Het pasgeboren kindje overnacht bij de maternity nurse op de kamer. De moeder kiest of ze de nachtvoedingen zelf doet of niet. Blickman: „Als ik ’s nachts de borst wilde geven, bracht Sheila mijn dochtertje naar onze slaapkamer en wachtte zij op de gang of op haar slaapkamer. Maar ik mocht ook om negen uur ’s avonds naar bed gaan en de volgende ochtend om acht uur pas weer opstaan, dan pakte Sheila een flesje gekolfde melk uit de koelkast voor de nachtvoeding.”

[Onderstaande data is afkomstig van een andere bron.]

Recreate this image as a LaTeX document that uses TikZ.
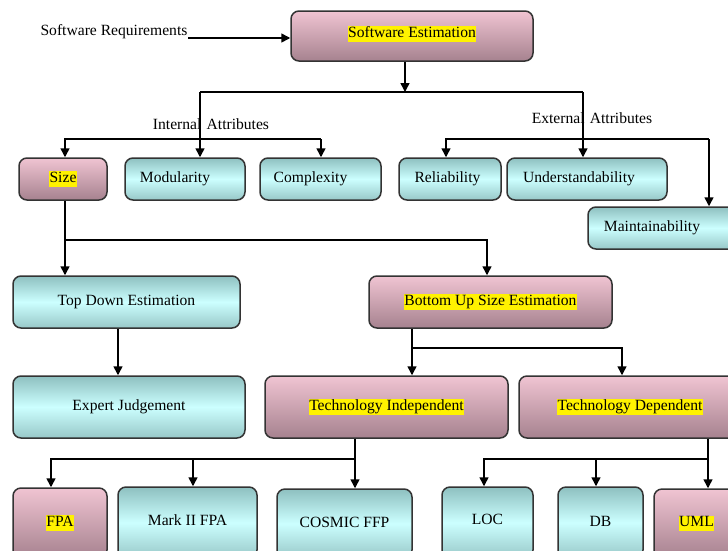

In Groot-Brittannië is de kraamzorg niet, zoals in Nederland, door de overheid geregeld. Zwangere vrouwen worden lid van een zwangerschapsklasje, legt Blickman uit, een club van ongeveer tien meiden die rond dezelfde datum zijn uitgerekend. Je krijgt er informatie over de bevalling, zwangerschapsgym en advies over de verschillende vormen van thuishulp na de geboorte. Naast een maternity nurse bestaat in Groot-Brittannië ook een night nurse: zij komt om zes uur ’s avonds aan en neemt de zorg voor de baby vanaf dat moment over van de ouders. Een derde optie is een doula: iemand die gedurende een paar weken alle huishoudelijke taken doet, zoals wassen, koken, boodschappen en schoonmaken, zodat de moeder alle aandacht kan besteden aan de baby.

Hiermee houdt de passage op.